* **Directive**
Quote the data below in full, minus the images.

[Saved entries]
········

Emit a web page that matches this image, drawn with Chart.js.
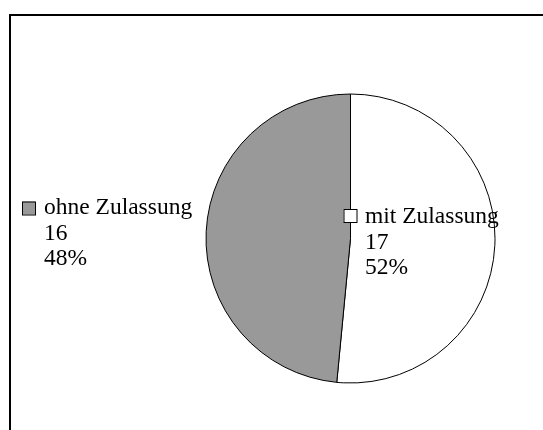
<!DOCTYPE html>
<html>
<head>
<meta charset="utf-8">
<script src="https://cdn.jsdelivr.net/npm/chart.js@4/dist/chart.umd.min.js"></script>
<style>
html,body{margin:0;padding:0;background:#fff;overflow:hidden;}
canvas{display:block;}
</style>
</head>
<body>
<canvas id="c" width="543" height="430"></canvas>
<script>
const categories = ["mit Zulassung", "ohne Zulassung"];
const values = [17, 16];
const colors = ["#ffffff", "#999999"];

const frameAndLabels = {
  id: 'frameAndLabels',
  beforeDraw(chart) {
    const ctx = chart.ctx;
    ctx.save();
    ctx.fillStyle = '#fff';
    ctx.fillRect(0, 0, chart.width, chart.height);
    ctx.strokeStyle = '#000';
    ctx.lineWidth = 2;
    ctx.strokeRect(10, 15, 600, 500);
    ctx.restore();
  },
  afterDraw(chart) {
    const ctx = chart.ctx;
    const meta = chart.getDatasetMeta(0);
    const total = values.reduce((a, b) => a + b, 0);
    const cx = meta.data[0].x, cy = meta.data[0].y;
    const spots = [
      {sq: [cx - 7, cy - 29.5], tx: cx + 14.5, base: cy - 15.5},
      {sq: [22, cy - 37], tx: 44, base: cy - 24.5}
    ];
    ctx.save();
    ctx.font = '23.5px "Liberation Serif", "Times New Roman", serif';
    ctx.textBaseline = 'alphabetic';
    ctx.textAlign = 'left';
    categories.forEach((name, i) => {
      const s = spots[i];
      ctx.fillStyle = colors[i];
      ctx.fillRect(s.sq[0], s.sq[1], 13, 13);
      ctx.strokeStyle = '#000';
      ctx.lineWidth = 1;
      ctx.strokeRect(s.sq[0] + 0.5, s.sq[1] + 0.5, 13, 13);
      ctx.fillStyle = '#000';
      const pct = Math.round(values[i] / total * 100) + '%';
      ctx.fillText(name, s.tx, s.base);
      ctx.fillText(String(values[i]), s.tx, s.base + 25.5);
      ctx.fillText(pct, s.tx, s.base + 51);
    });
    ctx.restore();
  }
};

new Chart(document.getElementById('c'), {
  type: 'pie',
  data: {
    labels: categories,
    datasets: [{
      data: values,
      backgroundColor: colors,
      borderColor: '#000',
      borderWidth: 1
    }]
  },
  options: {
    responsive: false,
    animation: false,
    layout: {padding: {left: 205.5, right: 47.5, top: 93.5, bottom: 46.5}},
    plugins: {legend: {display: false}, tooltip: {enabled: false}}
  },
  plugins: [frameAndLabels]
});
</script>
</body>
</html>
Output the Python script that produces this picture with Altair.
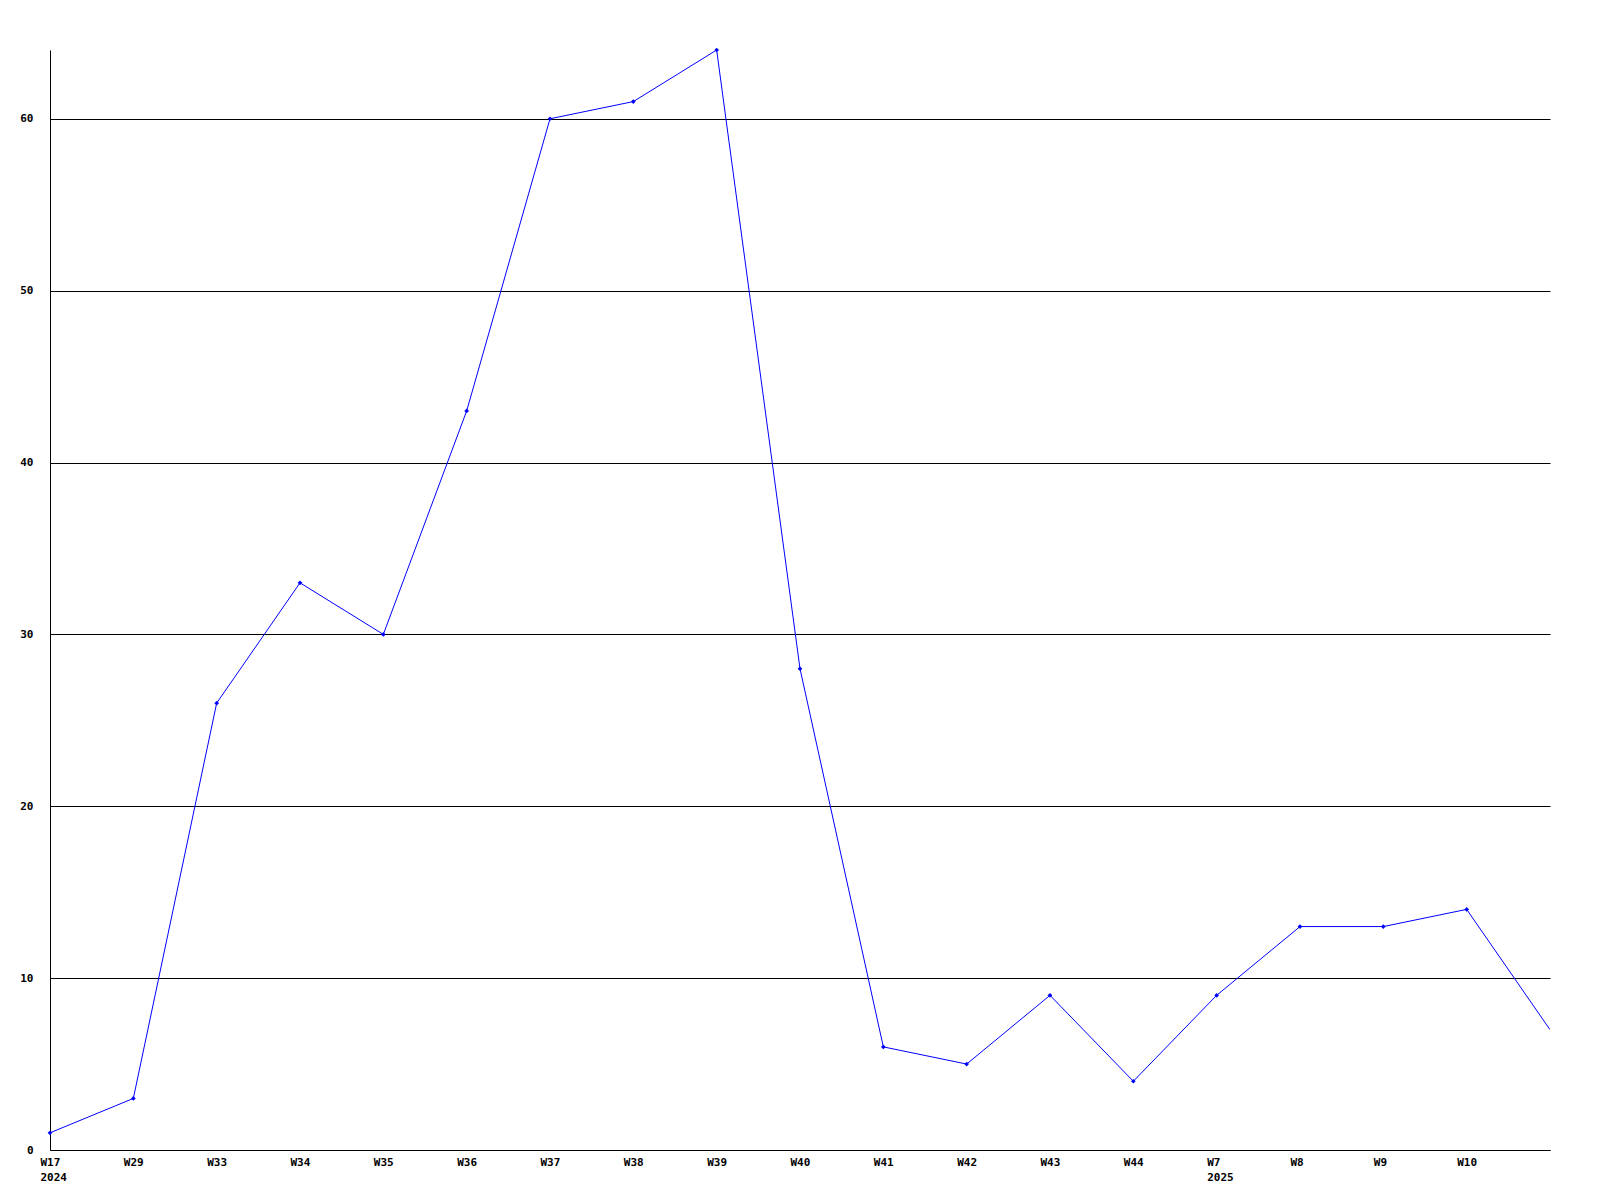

········

* **Expected output**
Emit a web page that matches this image, drawn with Chart.js.
<!DOCTYPE html>
<html>
<head>
<meta charset="utf-8">
<script src="https://cdn.jsdelivr.net/npm/chart.js@4/dist/chart.umd.min.js"></script>
<style>
html,body{margin:0;padding:0;background:#fff;overflow:hidden;}
canvas{display:block;}
</style>
</head>
<body>
<canvas id="c" width="543" height="430"></canvas>
<script>
const categories = ["mit Zulassung", "ohne Zulassung"];
const values = [17, 16];
const colors = ["#ffffff", "#999999"];

const frameAndLabels = {
  id: 'frameAndLabels',
  beforeDraw(chart) {
    const ctx = chart.ctx;
    ctx.save();
    ctx.fillStyle = '#fff';
    ctx.fillRect(0, 0, chart.width, chart.height);
    ctx.strokeStyle = '#000';
    ctx.lineWidth = 2;
    ctx.strokeRect(10, 15, 600, 500);
    ctx.restore();
  },
  afterDraw(chart) {
    const ctx = chart.ctx;
    const meta = chart.getDatasetMeta(0);
    const total = values.reduce((a, b) => a + b, 0);
    const cx = meta.data[0].x, cy = meta.data[0].y;
    const spots = [
      {sq: [cx - 7, cy - 29.5], tx: cx + 14.5, base: cy - 15.5},
      {sq: [22, cy - 37], tx: 44, base: cy - 24.5}
    ];
    ctx.save();
    ctx.font = '23.5px "Liberation Serif", "Times New Roman", serif';
    ctx.textBaseline = 'alphabetic';
    ctx.textAlign = 'left';
    categories.forEach((name, i) => {
      const s = spots[i];
      ctx.fillStyle = colors[i];
      ctx.fillRect(s.sq[0], s.sq[1], 13, 13);
      ctx.strokeStyle = '#000';
      ctx.lineWidth = 1;
      ctx.strokeRect(s.sq[0] + 0.5, s.sq[1] + 0.5, 13, 13);
      ctx.fillStyle = '#000';
      const pct = Math.round(values[i] / total * 100) + '%';
      ctx.fillText(name, s.tx, s.base);
      ctx.fillText(String(values[i]), s.tx, s.base + 25.5);
      ctx.fillText(pct, s.tx, s.base + 51);
    });
    ctx.restore();
  }
};

new Chart(document.getElementById('c'), {
  type: 'pie',
  data: {
    labels: categories,
    datasets: [{
      data: values,
      backgroundColor: colors,
      borderColor: '#000',
      borderWidth: 1
    }]
  },
  options: {
    responsive: false,
    animation: false,
    layout: {padding: {left: 205.5, right: 47.5, top: 93.5, bottom: 46.5}},
    plugins: {legend: {display: false}, tooltip: {enabled: false}}
  },
  plugins: [frameAndLabels]
});
</script>
</body>
</html>
Output the Python script that produces this picture with Altair.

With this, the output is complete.